── Input records ──
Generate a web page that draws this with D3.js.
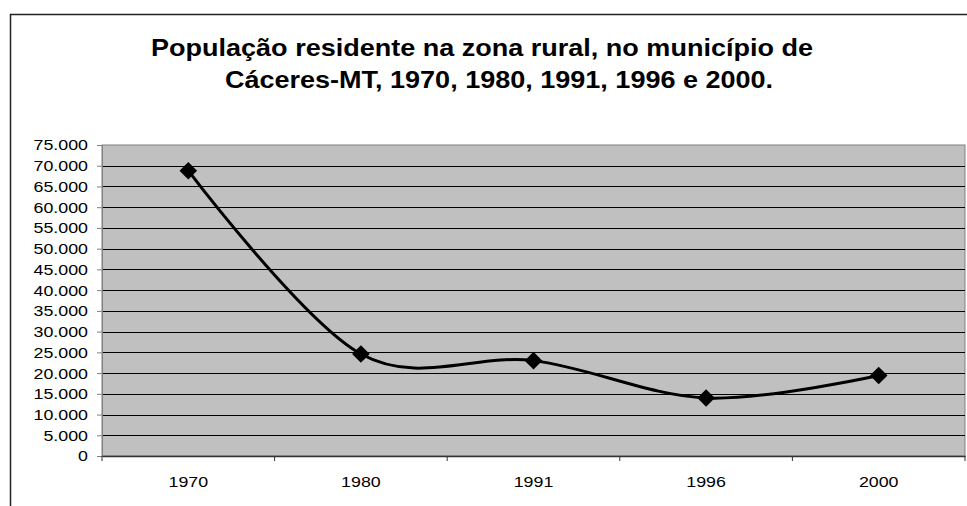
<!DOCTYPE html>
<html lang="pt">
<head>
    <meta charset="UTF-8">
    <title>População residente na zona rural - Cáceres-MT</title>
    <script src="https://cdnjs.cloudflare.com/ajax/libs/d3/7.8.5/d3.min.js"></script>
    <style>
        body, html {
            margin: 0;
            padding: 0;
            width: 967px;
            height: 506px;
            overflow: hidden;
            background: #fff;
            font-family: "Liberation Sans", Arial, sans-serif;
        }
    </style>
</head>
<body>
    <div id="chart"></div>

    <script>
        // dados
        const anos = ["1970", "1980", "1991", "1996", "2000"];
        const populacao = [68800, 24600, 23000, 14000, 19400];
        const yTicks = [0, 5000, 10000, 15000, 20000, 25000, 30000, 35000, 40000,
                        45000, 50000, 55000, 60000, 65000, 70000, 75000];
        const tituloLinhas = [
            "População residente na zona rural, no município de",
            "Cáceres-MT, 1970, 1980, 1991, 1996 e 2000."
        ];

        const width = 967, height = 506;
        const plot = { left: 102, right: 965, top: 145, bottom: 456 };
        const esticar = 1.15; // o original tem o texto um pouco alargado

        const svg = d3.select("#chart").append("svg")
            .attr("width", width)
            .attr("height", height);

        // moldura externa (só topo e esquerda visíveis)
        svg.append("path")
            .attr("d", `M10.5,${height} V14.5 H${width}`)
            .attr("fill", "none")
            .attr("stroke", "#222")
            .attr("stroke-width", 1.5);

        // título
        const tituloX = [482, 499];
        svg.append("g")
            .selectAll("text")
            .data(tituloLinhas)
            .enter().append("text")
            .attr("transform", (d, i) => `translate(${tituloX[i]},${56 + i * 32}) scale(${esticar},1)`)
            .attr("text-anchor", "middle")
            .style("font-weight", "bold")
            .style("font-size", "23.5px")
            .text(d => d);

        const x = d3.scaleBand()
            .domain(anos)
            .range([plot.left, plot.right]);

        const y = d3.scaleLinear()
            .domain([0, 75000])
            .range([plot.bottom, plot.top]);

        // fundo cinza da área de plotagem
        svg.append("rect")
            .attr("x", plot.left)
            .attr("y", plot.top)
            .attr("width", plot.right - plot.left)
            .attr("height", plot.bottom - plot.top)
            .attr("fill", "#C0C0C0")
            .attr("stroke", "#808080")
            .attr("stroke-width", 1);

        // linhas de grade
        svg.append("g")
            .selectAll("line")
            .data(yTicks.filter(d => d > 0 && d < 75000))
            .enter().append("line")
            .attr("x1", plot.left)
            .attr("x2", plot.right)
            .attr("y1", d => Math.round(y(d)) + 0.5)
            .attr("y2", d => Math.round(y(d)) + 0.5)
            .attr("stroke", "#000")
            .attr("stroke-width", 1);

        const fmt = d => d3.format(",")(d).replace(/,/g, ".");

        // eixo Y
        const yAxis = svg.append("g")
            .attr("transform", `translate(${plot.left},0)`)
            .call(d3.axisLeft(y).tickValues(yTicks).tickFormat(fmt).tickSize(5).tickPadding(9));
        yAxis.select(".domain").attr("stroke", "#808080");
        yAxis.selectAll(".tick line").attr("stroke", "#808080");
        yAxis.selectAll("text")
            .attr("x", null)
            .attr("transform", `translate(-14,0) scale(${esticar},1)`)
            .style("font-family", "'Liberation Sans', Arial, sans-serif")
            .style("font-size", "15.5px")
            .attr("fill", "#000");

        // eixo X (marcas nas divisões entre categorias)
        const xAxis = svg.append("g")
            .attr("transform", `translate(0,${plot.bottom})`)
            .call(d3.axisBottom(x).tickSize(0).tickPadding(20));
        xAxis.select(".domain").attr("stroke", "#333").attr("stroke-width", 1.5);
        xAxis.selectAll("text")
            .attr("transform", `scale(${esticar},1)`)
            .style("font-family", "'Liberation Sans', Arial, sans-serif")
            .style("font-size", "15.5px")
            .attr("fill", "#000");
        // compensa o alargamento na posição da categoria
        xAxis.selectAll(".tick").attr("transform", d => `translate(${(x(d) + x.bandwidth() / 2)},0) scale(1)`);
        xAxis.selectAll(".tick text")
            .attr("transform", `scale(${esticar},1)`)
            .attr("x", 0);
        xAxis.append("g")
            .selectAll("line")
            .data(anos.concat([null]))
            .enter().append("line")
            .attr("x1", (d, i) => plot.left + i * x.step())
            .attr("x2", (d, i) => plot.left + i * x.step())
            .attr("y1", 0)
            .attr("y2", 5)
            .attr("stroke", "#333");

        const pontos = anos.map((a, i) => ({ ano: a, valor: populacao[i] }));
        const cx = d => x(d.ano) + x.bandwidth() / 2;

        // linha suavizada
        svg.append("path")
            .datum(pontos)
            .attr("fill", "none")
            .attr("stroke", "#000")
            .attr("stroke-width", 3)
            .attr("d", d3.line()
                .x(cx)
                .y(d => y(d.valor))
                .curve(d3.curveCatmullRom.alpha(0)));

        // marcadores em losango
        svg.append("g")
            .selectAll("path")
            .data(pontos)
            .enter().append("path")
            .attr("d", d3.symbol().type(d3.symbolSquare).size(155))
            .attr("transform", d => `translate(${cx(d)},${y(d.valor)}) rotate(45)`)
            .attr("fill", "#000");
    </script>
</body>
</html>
───
── Input records ──
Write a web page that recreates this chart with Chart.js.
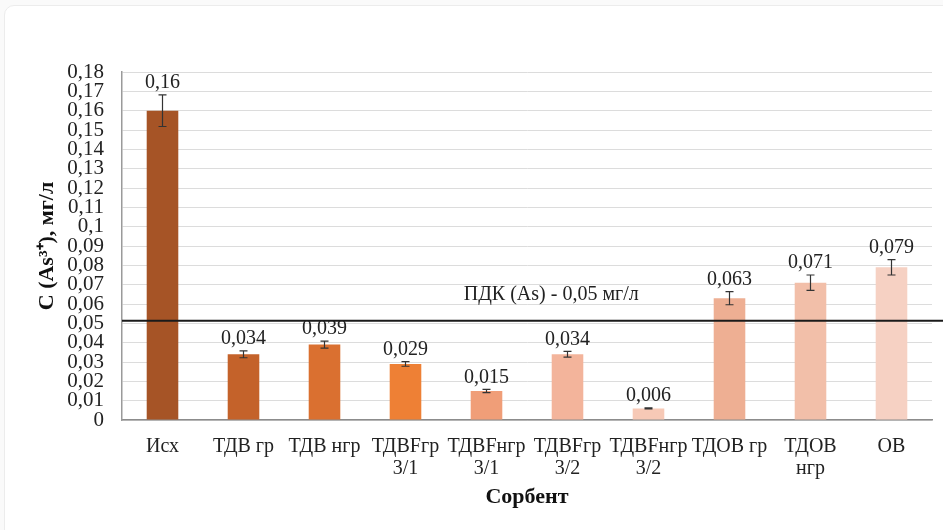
───
• Brief: State how many lines include the string "this", and nothing more.

• Worked answer: 2